Frequently Asked Questions
Is galvanized steel safe for growing vegetables?
Yes. Modern galvanized steel raised beds use zinc coating, which is inert at the concentrations that would leach into garden soil. Scientific consensus supports galvanized steel as food-safe for vegetable growing. Premium brands like Vego Garden additionally apply a food-safe powder coating over the zinc for extra assurance. Avoid beds made from untreated galvanized steel with sharp edges — these are safety hazards, not chemical ones.
What’s the minimum depth for a raised bed?
6 inches is the absolute minimum for shallow-rooted crops like lettuce, herbs, and radishes. For most vegetables — including tomatoes, peppers, beans, and brassicas — 12 inches is the practical minimum.

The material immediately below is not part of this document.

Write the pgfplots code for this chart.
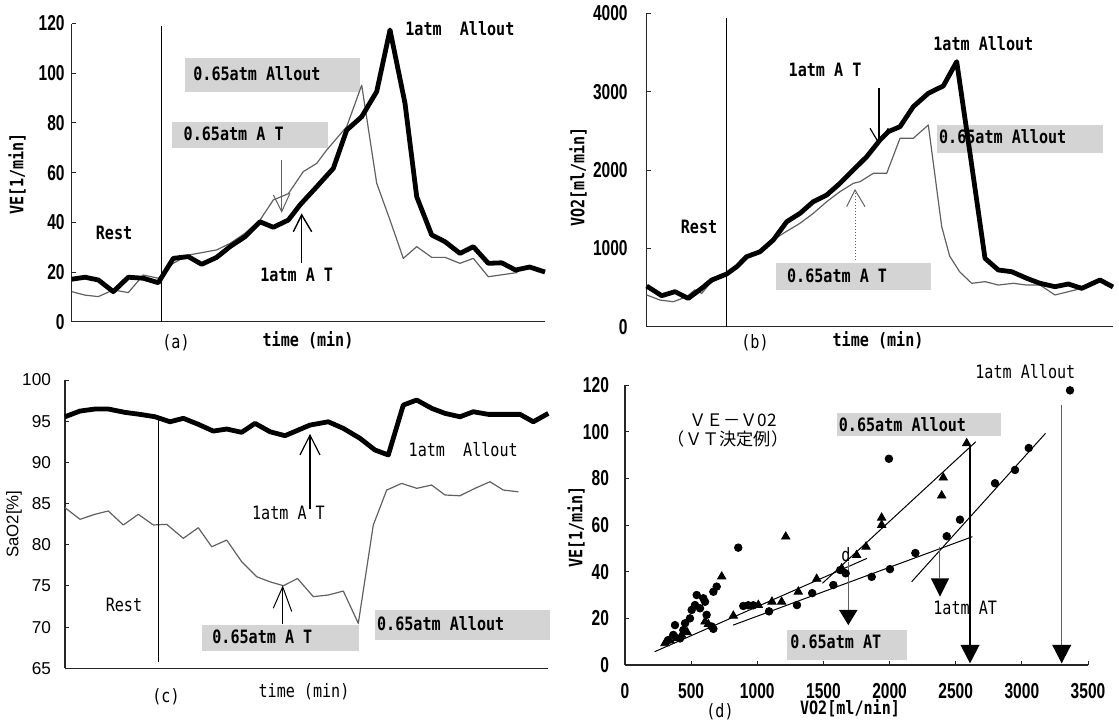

For root vegetables (carrots, parsnips, beets), 18 inches is ideal. If you’re buying a kit, lean toward taller options — you can always fill with less soil, but you can’t increase depth without replacing the kit.
Do I need to line a metal raised bed?
Not typically. The zinc/coating on quality galvanized beds is food-safe and sufficient on its own. Many gardeners add landscape fabric to the bottom to prevent ground-level weeds from growing up through the base — this is optional but useful. Some manufacturers include liner fabric with their kits; others sell it as an add-on.
How long does assembly take?
For modular metal beds like Vego Garden, plan 30–45 minutes for your first assembly. After that, experienced users report 15–20 minutes for the same kit. Cedar kits with composite connectors take 20–30 minutes. Traditional cedar kits requiring drilling and screwing take 45–90 minutes. All are genuinely manageable solo, though having a helper makes leveling easier.
Your Garden Starts Here
A quality raised bed kit is genuinely one of the best investments you can make in your gardening success. It removes the biggest obstacles that defeat beginning gardeners — bad soil, drainage problems, and overwhelming weed pressure — and lets you focus on actually growing things. Once you’ve experienced a season with a proper raised bed, you’ll wonder how you ever tried to garden without one.
When you’re ready to equip your raised bed garden, make sure you have the right hand tools to work it efficiently, and a reliable way to water it consistently. A quality garden hose with a good adjustable nozzle is worth choosing carefully — it’s something you’ll reach for every single day during the growing season.